Though I did have a rough night, especially due to this weird itching and red bumps (which I think is irritation caused by the laundry detergent Emily used in London), I am that much more optimistic, maybe, than I was yesterday. Today is our anniversary which helps and I will be eating linguine with clam sauce—oops gotta take clams out of the freezer—did that plus cleaned the entire kitchen plus sent our notes to the TV folks for the pitch. I’m not actually going to do much in the way of writing, newly, here today as today’s reading of five posts from the past yielded enough personal stuff to paste in (below). We are going to send old cell phones to my friend Heather Randall, Tony’s widow and mother of his two children, whom I’ve never met (well actually I met one as a baby) but whose trajectory I’ve followed. The idea is to hopefully clear up three more days, Thursday through Saturday, to focus on and finish the branding project. If anything extraordinary happens today I’ll pop back and insert it. Otherwise I’m going to put my head down and power through as much as humanly possible. Tonight is a last hoorah of sorts and tomorrow begins a more ascetic period.

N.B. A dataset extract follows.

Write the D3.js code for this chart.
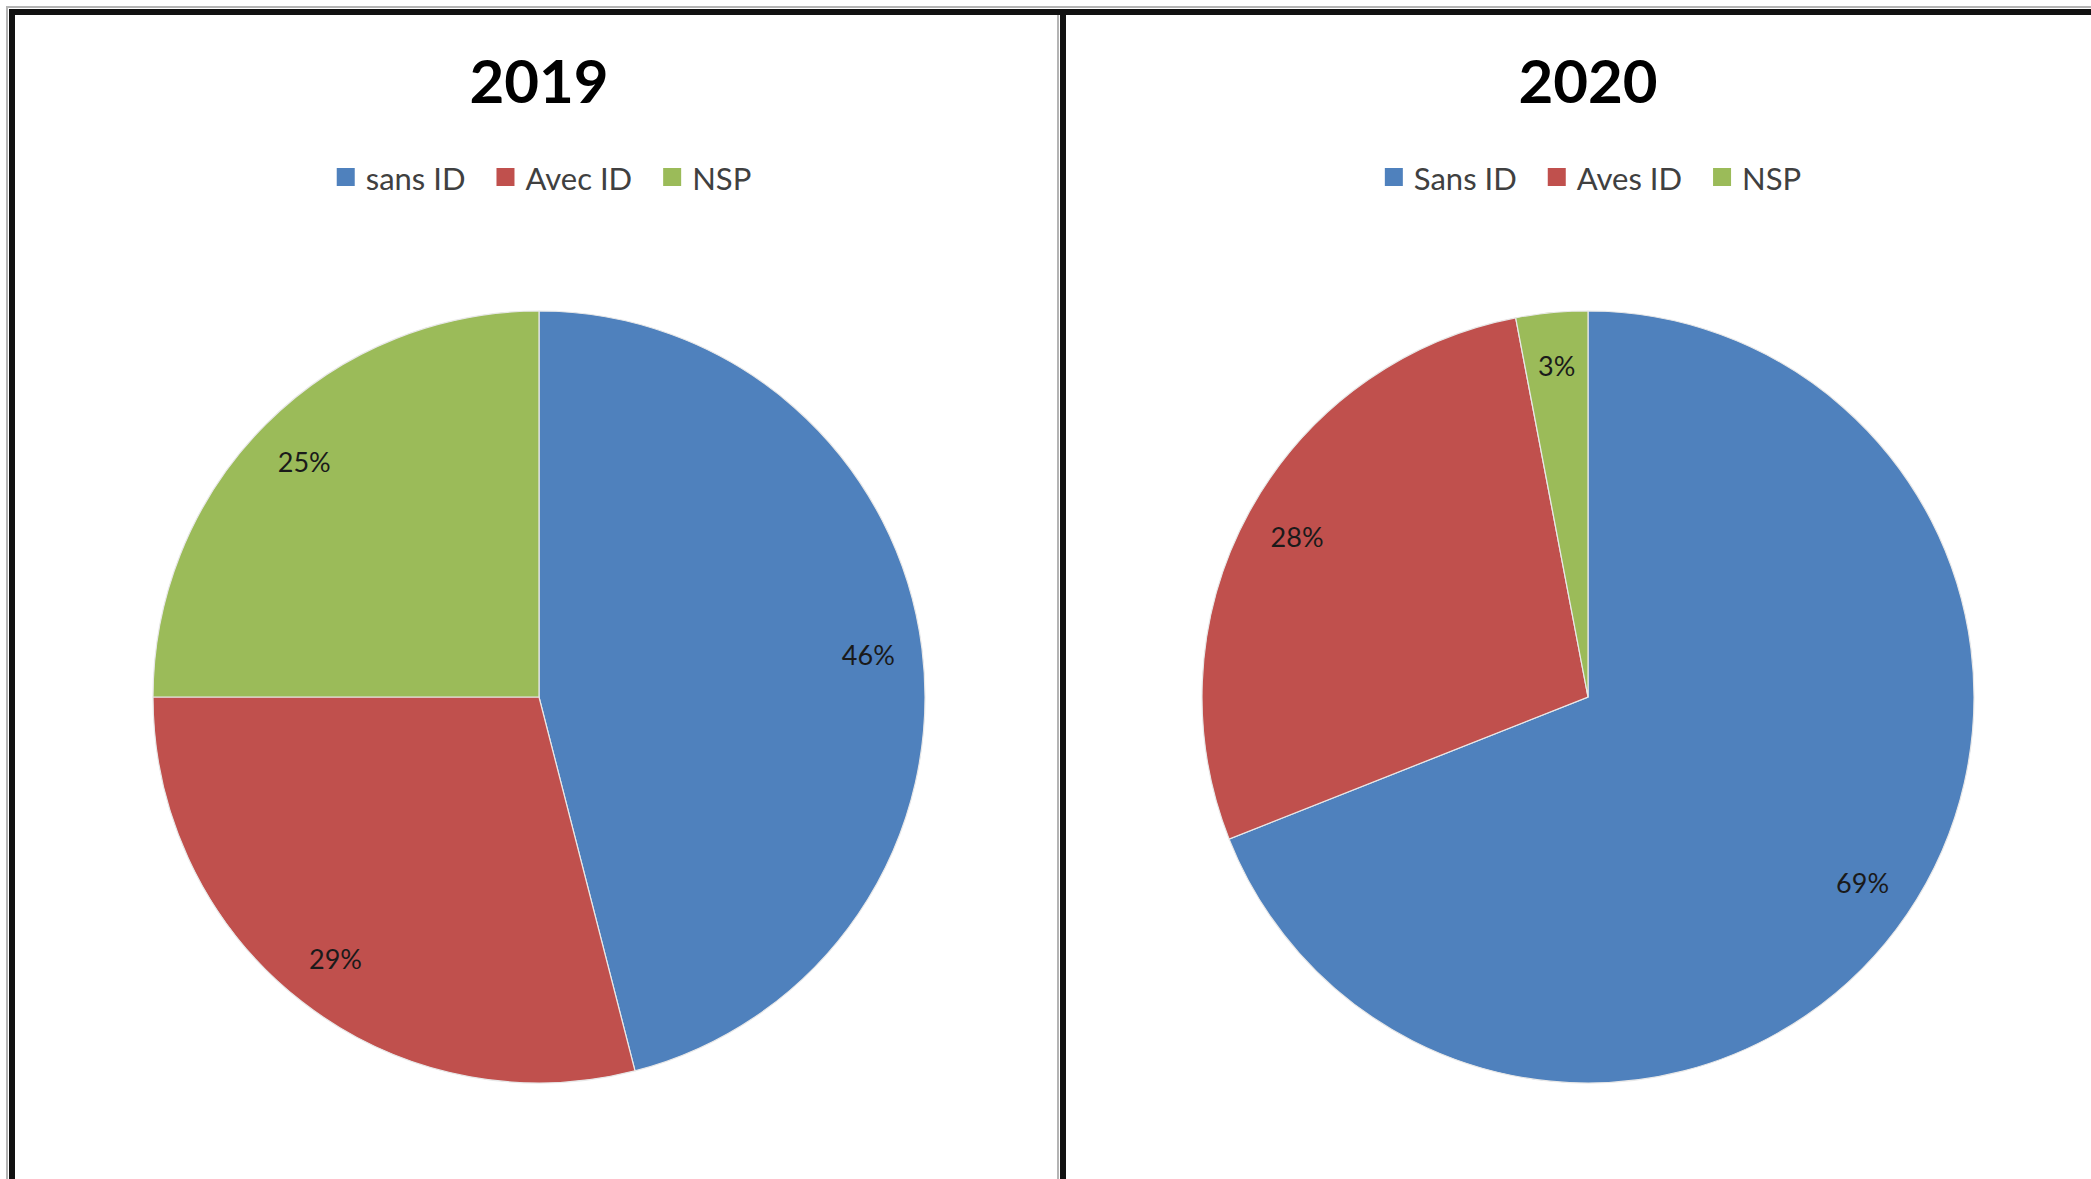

The following blocks of texs are exceprts from my first year of  Blagues, nos. 96-100.  I am reading through all my Blagues, five per day, and posting some samples here. Now, in my sixth year of writing this Blague, but the time I get to my seventh, I will have through all the daily Blagues of my first five years. If that’s confusing I apologize:

I am thus dedicated to bringing up the baby who resides inside of me. A new wave of life is cresting within and I know that I shall give new life to others by giving to myself. Yesterday was such a miraculous day with the Supreme Court deciding in favor of marriage equality—a miracle because of those who dedicated their lives and perhaps didn’t live to see this happening. But it starts with the personal and then moves to the universal. What is worth giving life to, of benefit to the many, starts with doing right by oneself. We joke about how the LGBTQ community might still continue to add letters to that marquee, whilst the B will still remain silent. I’ve been a fairly loud voice for the B over the years or have tried to be, though there isn’t as much support out there from either the gay or straight communities. In terms of gender equality, we more readily understand fluidity and that we can’t strictly always strictly label people, male or female; likewise, in regard to sexuality, not all of us fall into strictly gay or straight camps. And gender does come into play here too because, we as a society don’t seem to much care if a woman is bisexual, in fact it seems to add to her mystique; yet bisexual men have always gotten a terrible rap when in fact the world is probably, ironically, overpopluted with them…us.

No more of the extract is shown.